I invite us to take hold of these forty days as a gift to strengthen and support our journey of transformation. Some Lenten practices directly address guilt: we can ask God to guide us in fearless, honest self-examination. We may want to make a sacramental confession and to make amends. Yet some Lenten practices may be better framed in terms of desire. From a yearning to draw closer to God, many of us will renew our intention to set aside time for daily prayer. To sharpen our desire for God and to open ourselves to the flow of God’s love, some of us will fast, since every pang of hunger can remind us of our deeper hunger for God. Of course, fasting can take many forms, such as fasting from gossip or complaining, from carbon or from single-use plastic.

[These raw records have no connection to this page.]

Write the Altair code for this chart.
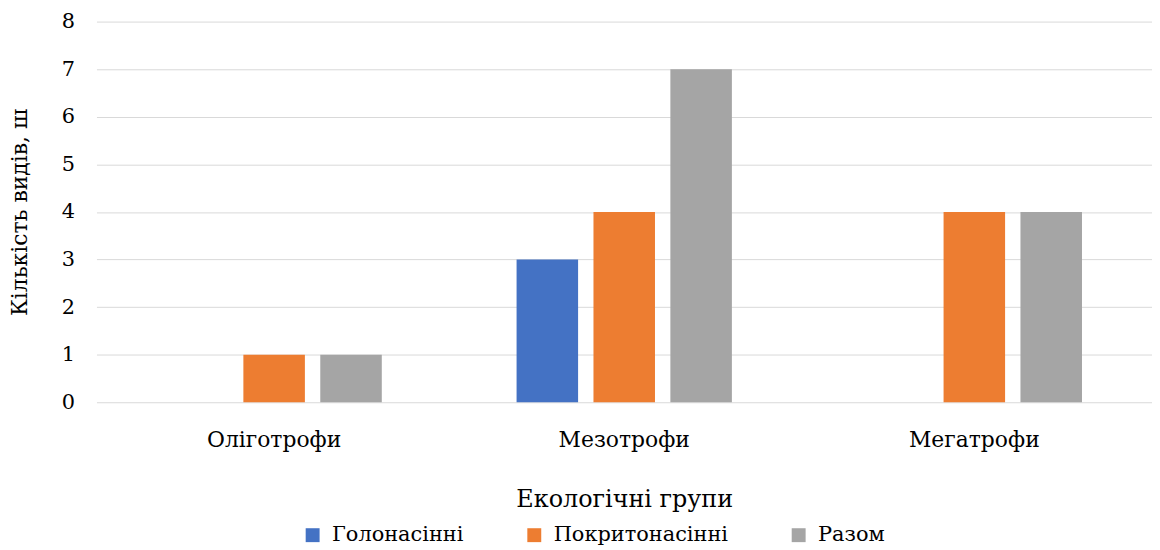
import altair as alt
import pandas as pd

categories = ["Оліготрофи", "Мезотрофи", "Мегатрофи"]
series = ["Голонасінні", "Покритонасінні", "Разом"]
golonasinni = [0, 3, 0]
pokrytonasinni = [1, 4, 4]
razom = [1, 7, 4]
colors = ["#4472C4", "#ED7D31", "#A5A5A5"]

rows = []
for i, c in enumerate(categories):
    for s, vals in zip(series, [golonasinni, pokrytonasinni, razom]):
        rows.append({"group": c, "series": s, "value": vals[i]})
df = pd.DataFrame(rows)

FONT = "DejaVu Serif"

chart = alt.Chart(df).mark_bar().encode(
    x=alt.X("group:N", sort=categories,
            scale=alt.Scale(paddingInner=0.385, paddingOuter=0.2),
            axis=alt.Axis(title="Екологічні групи", labelAngle=0, labelFontSize=22,
                          labelPadding=28, titleFontSize=24, titlePadding=37,
                          titleFontWeight="normal", ticks=False, domain=False,
                          labelColor="#000", titleColor="#000", labelFont=FONT, titleFont=FONT)),
    xOffset=alt.XOffset("series:N", sort=series, scale=alt.Scale(paddingInner=0.2)),
    y=alt.Y("value:Q", scale=alt.Scale(domain=[0, 8]),
            axis=alt.Axis(title="Кількість видів, ш", values=list(range(9)),
                          labelOverlap=False,
                          labelFontSize=21, labelPadding=22, titleFontSize=22,
                          titlePadding=30, titleFontWeight="normal", ticks=False,
                          domain=False, gridColor="#d9d9d9", labelColor="#000",
                          titleColor="#000", labelFont=FONT, titleFont=FONT)),
    color=alt.Color("series:N", sort=series,
                    scale=alt.Scale(domain=series, range=colors),
                    legend=alt.Legend(title=None, orient="none", direction="horizontal",
                                      legendX=207, legendY=506, symbolType="square",
                                      symbolSize=196, symbolStrokeWidth=0,
                                      labelFontSize=21, labelFont=FONT, labelColor="#000",
                                      labelLimit=400, columnPadding=60, labelOffset=9)),
).properties(
    width=1062, height=383,
    autosize=alt.AutoSizeParams(type="none"),
    padding={"left": 89, "top": 12, "right": 0, "bottom": 146},
).configure_view(stroke=None)

chart.save("out.html", embed_options={"renderer": "svg", "actions": False})
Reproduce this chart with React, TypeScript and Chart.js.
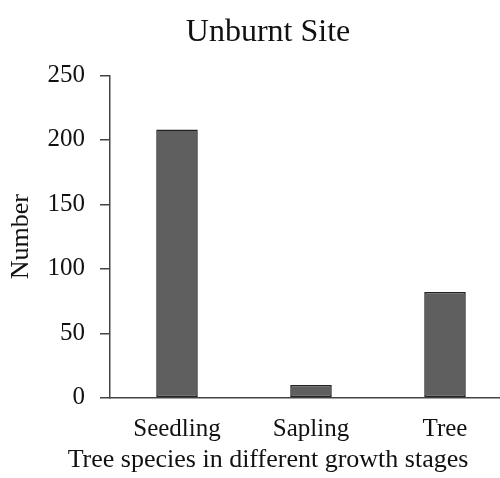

Some of us in the Diocese of Western Massachusetts will carry out a particular kind of Lenten fast this year, inspired by the work of Walter Brueggeman, who is one of today’s most influential Old Testament scholars. In his book Sabbath as Resistance, Brueggeman critiques a society in which production and consumption define our lives. So, our plan is to step out of that production-consumption economy every Wednesday in Lent and to fast from food, media, and finance.1 Maybe you’d like to join us.
God loved us into being and God longs to draw us close. When guilt or sorrow spur us to repentance: Thanks be to God. When desire for fullness of life pulls us forward: Thanks be to God. And for the God whose love embraces us every day of our lives and who will gather us home at our journey’s end: Thanks be to God.